The SCA Golden Cup Standard

The Specialty Coffee Association defines the Golden Cup standard as coffee brewed with an extraction yield of 18-22% and a TDS of 1.15-1.35%. These ranges were established through decades of sensory research showing that most people prefer coffee within these parameters. Below 18%, the brew tends to be sour and underdeveloped. Above 22%, it becomes bitter and astringent.

How Grind Size, Water Temperature, and Time Affect Extraction

Grind size is the most powerful variable. Finer grinds expose more surface area, increasing extraction rate.

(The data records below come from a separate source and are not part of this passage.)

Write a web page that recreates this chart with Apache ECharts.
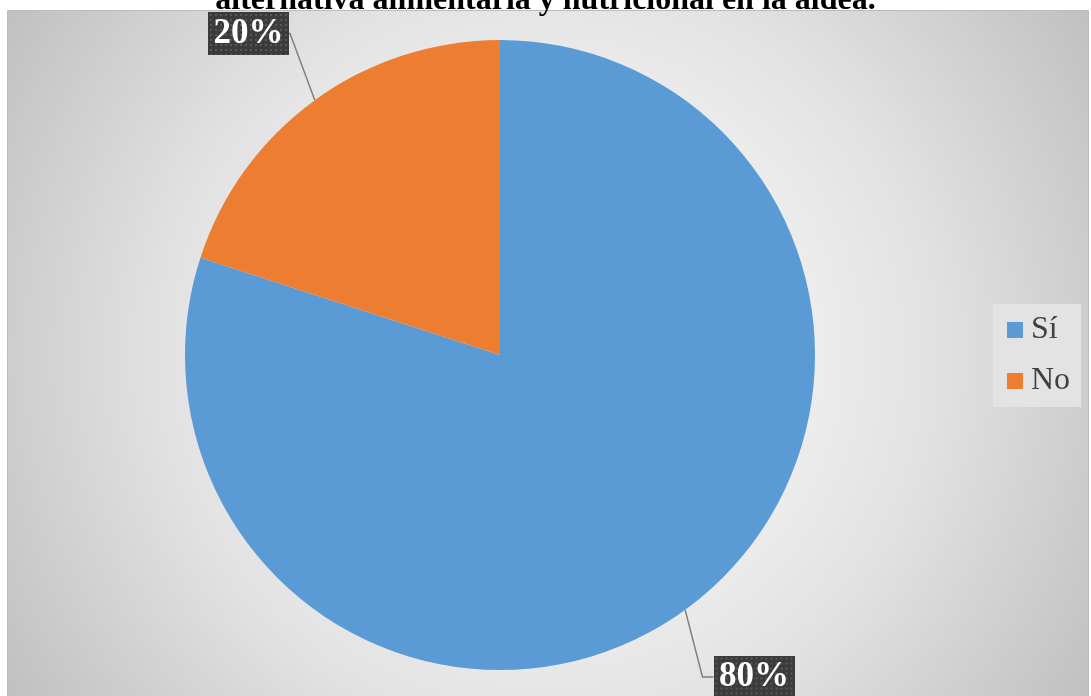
<!DOCTYPE html>
<html>
<head>
<meta charset="utf-8">
<title>Alternativa alimentaria y nutricional</title>
<script src="https://cdn.jsdelivr.net/npm/echarts@6/dist/echarts.min.js"></script>
<style>
  html, body { margin: 0; padding: 0; background: #ffffff; }
  #chart { width: 1091px; height: 696px; }
</style>
</head>
<body>
<div id="chart"></div>
<script>
// Survey answers and their shares (percent)
const categories = ['Sí', 'No'];
const values = [80, 20];
const sliceColors = ['#5B9BD5', '#ED7D31'];
const titleText = 'alternativa alimentaria y nutricional en la aldea.';

const serif = "'Liberation Serif', 'Times New Roman', 'DejaVu Serif', serif";

// Dark dotted tile used behind the percentage labels
function dottedTile(w, h) {
  const c = document.createElement('canvas');
  c.width = w; c.height = h;
  const g = c.getContext('2d');
  g.fillStyle = '#3b3b3b';
  g.fillRect(0, 0, w, h);
  g.fillStyle = '#575757';
  for (let y = 2; y < h; y += 5) {
    for (let x = 2; x < w; x += 5) {
      g.fillRect(x, y, 2, 2);
    }
  }
  return c.toDataURL();
}
const tile = dottedTile(81, 43);

// Label box centres and leader stubs for each slice
const labelSpots = [
  { x: 754, y: 677, stub: 11 },
  { x: 248.5, y: 33.5, stub: 1 }
];

const chart = echarts.init(document.getElementById('chart'), null, { renderer: 'canvas' });

chart.setOption({
  animation: false,
  backgroundColor: '#ffffff',
  title: {
    text: titleText,
    left: 'center',
    top: -15,
    padding: 0,
    textStyle: {
      fontFamily: serif,
      fontWeight: 'bold',
      fontSize: 32,
      color: '#000000'
    }
  },
  graphic: [{
    type: 'rect',
    z: -10,
    silent: true,
    shape: { x: 7.5, y: 10.5, width: 1081, height: 700 },
    style: {
      fill: new echarts.graphic.RadialGradient(548, 353, 640, [
        { offset: 0, color: '#fafafa' },
        { offset: 0.35, color: '#f0f0f0' },
        { offset: 0.6, color: '#e2e2e2' },
        { offset: 1, color: '#c0c0c0' }
      ], true),
      stroke: '#bcbcbc',
      lineWidth: 1
    }
  }],
  legend: {
    orient: 'vertical',
    left: 993,
    top: 304,
    padding: [10, 11, 10, 14],
    backgroundColor: '#e3e3e3',
    icon: 'rect',
    itemWidth: 16,
    itemHeight: 16,
    itemGap: 19,
    itemStyle: { borderWidth: 0 },
    textStyle: {
      fontFamily: serif,
      fontSize: 32,
      color: '#404040',
      padding: [0, 0, 0, 3]
    },
    data: categories
  },
  series: [{
    type: 'pie',
    center: [500, 355],
    radius: 315,
    startAngle: 90,
    clockwise: true,
    avoidLabelOverlap: false,
    color: sliceColors,
    itemStyle: { borderWidth: 0 },
    label: {
      show: true,
      formatter: '{d}%',
      fontFamily: serif,
      fontWeight: 'bold',
      fontSize: 35,
      lineHeight: 33,
      color: '#ffffff',
      width: 63,
      height: 33,
      overflow: 'none',
      align: 'center',
      padding: [6, 9, 4, 9],
      backgroundColor: { image: tile },
      shadowColor: 'rgba(0,0,0,0.45)',
      shadowBlur: 5,
      shadowOffsetX: 2,
      shadowOffsetY: 2
    },
    labelLine: {
      show: true,
      length: 20,
      length2: 10,
      lineStyle: { color: '#7f7f7f', width: 1.5 }
    },
    labelLayout: function (p) {
      const s = labelSpots[p.dataIndex];
      return { x: s.x, y: s.y, align: 'center', verticalAlign: 'middle' };
    },
    emphasis: { disabled: true },
    data: categories.map((name, i) => ({
      name: name,
      value: values[i],
      labelLine: { length2: labelSpots[i].stub }
    }))
  }]
});
</script>
</body>
</html>
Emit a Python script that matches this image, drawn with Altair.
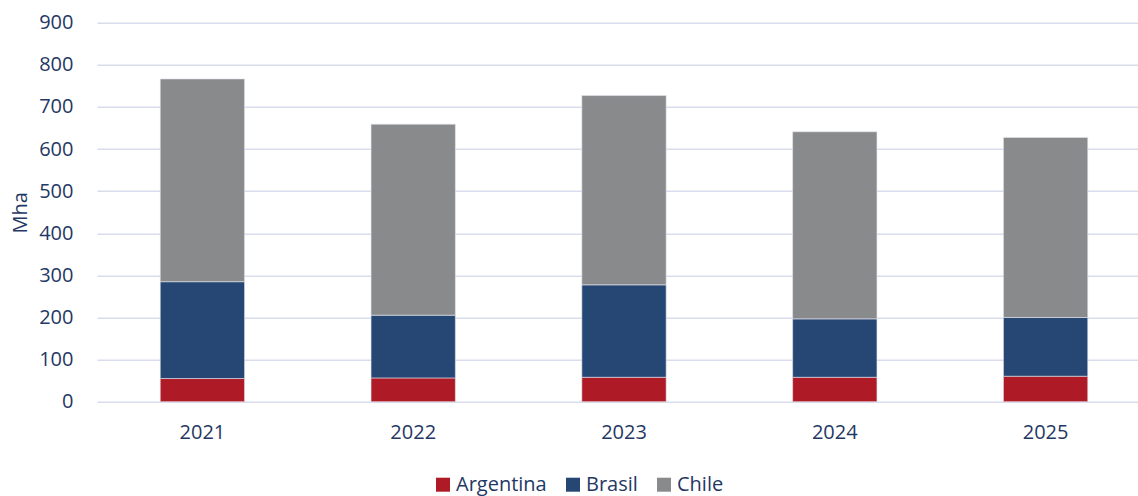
import altair as alt
import pandas as pd

years = ["2021", "2022", "2023", "2024", "2025"]
countries = ["Argentina", "Brasil", "Chile"]
argentina = [55, 56.5, 58, 58, 60.5]
brasil = [230, 149, 219.5, 138.7, 139.5]
chile = [481.4, 453.5, 449.5, 444.3, 427.5]
colors = ["#AE1A25", "#264674", "#898A8C"]

rows = []
for series, vals in zip(countries, [argentina, brasil, chile]):
    for y, v in zip(years, vals):
        rows.append({"Año": y, "País": series, "Mha": v, "ord": countries.index(series)})
df = pd.DataFrame(rows)

FONT = "Open Sans"
TXT = "#1F3864"
FS = 20

chart = alt.Chart(df).mark_bar(stroke="#e6e6ee", strokeWidth=0.6).encode(
    x=alt.X("Año:N", title=None,
            scale=alt.Scale(range=[0, 1054], paddingInner=0.6, paddingOuter=0.3),
            axis=alt.Axis(labelAngle=0, domain=False, ticks=False, labelPadding=21,
                          labelFontSize=FS, labelColor=TXT, labelFont=FONT)),
    y=alt.Y("Mha:Q", title="Mha", stack="zero",
            scale=alt.Scale(domain=[0, 900], nice=False),
            axis=alt.Axis(values=list(range(0, 901, 100)), domain=False, ticks=False,
                          labelPadding=24, labelFontSize=FS, labelColor=TXT, labelFont=FONT,
                          titleFontSize=FS, titleColor=TXT, titleFont=FONT,
                          titleFontWeight="normal", titlePadding=8,
                          gridColor="#D9DCEC", gridWidth=1.5)),
    color=alt.Color("País:N", scale=alt.Scale(domain=countries, range=colors),
                    legend=alt.Legend(title=None, orient="none", direction="horizontal",
                                      legendX=336, legendY=452,
                                      symbolType="square", symbolSize=196,
                                      symbolStrokeWidth=0, labelFontSize=FS,
                                      labelColor=TXT, labelFont=FONT,
                                      columnPadding=16, labelOffset=3)),
    order=alt.Order("ord:Q"),
).properties(
    width=1041, height=379,
    autosize=alt.AutoSizeParams(type="none"),
    padding={"left": 97, "top": 22.7, "right": 0, "bottom": 94.3},
).configure_view(stroke=None)

chart.save("out.html", embed_options={"renderer": "svg", "actions": False})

If your coffee is under-extracted, grind finer. If over-extracted, grind coarser. Water temperature accelerates extraction — the SCA recommends 92-96°C (197-205°F). Cold brew uses room temperature or cold water but compensates with 12-24 hours of steeping time. Brew time is the total contact time between water and grounds. Longer contact means more extraction. Pour-over takes 3-4 minutes, French press 4-5 minutes, and espresso just 25-30 seconds at high pressure.

Brew Method Differences

Espresso uses high pressure (9 bar) and a fine grind to achieve a concentrated brew in under 30 seconds. A typical shot is 18g dose yielding 36g of liquid at 8-10% TDS. Pour over uses gravity and a medium grind with a brew time of 3-4 minutes. French press is full immersion with a coarse grind, producing a heavier body due to the metal mesh filter allowing oils and fines through. AeroPress is versatile, supporting both immersion and pressure techniques. Cold brew extracts slowly at low temperatures, yielding a smooth, low-acid concentrate.

Frequently Asked Questions

Extraction yield is the percentage of the dry coffee grounds that dissolved into the water during brewing. A coffee bean is about 30% soluble, but not all solubles taste good. The optimal extraction range of 18-22% captures the desirable flavor compounds while leaving behind the harsh, bitter ones.
TDS (Total Dissolved Solids) is the concentration of dissolved coffee solubles in the brewed beverage, measured as a percentage. It is typically measured with a refractometer. For drip coffee, the SCA recommends a TDS of 1.15-1.35%. Espresso has a much higher TDS, typically 7-12%.
The Golden Cup standard, defined by the Specialty Coffee Association (SCA, formerly SCAA), specifies the ideal brewing parameters: a TDS of 1.15-1.35% with an extraction yield of 18-22%. Coffee brewed within these ranges is considered optimally balanced, with the best combination of sweetness, acidity, and body.
Below 18% extraction, the brew is under-extracted: the water has not dissolved enough of the desirable flavor compounds, resulting in sour, salty, or thin-tasting coffee. Above 22%, the brew is over-extracted: the water has dissolved too many of the bitter, astringent compounds that dissolve last, producing harsh, hollow, or ashy flavors.
TDS is measured with a coffee refractometer, such as the VST LAB Coffee III or Atago PAL-COFFEE. Place a few drops of brewed coffee on the lens, wait for the reading to stabilize, and record the TDS percentage. For accuracy, measure at a consistent temperature (around 20-25°C) and stir the brew before sampling.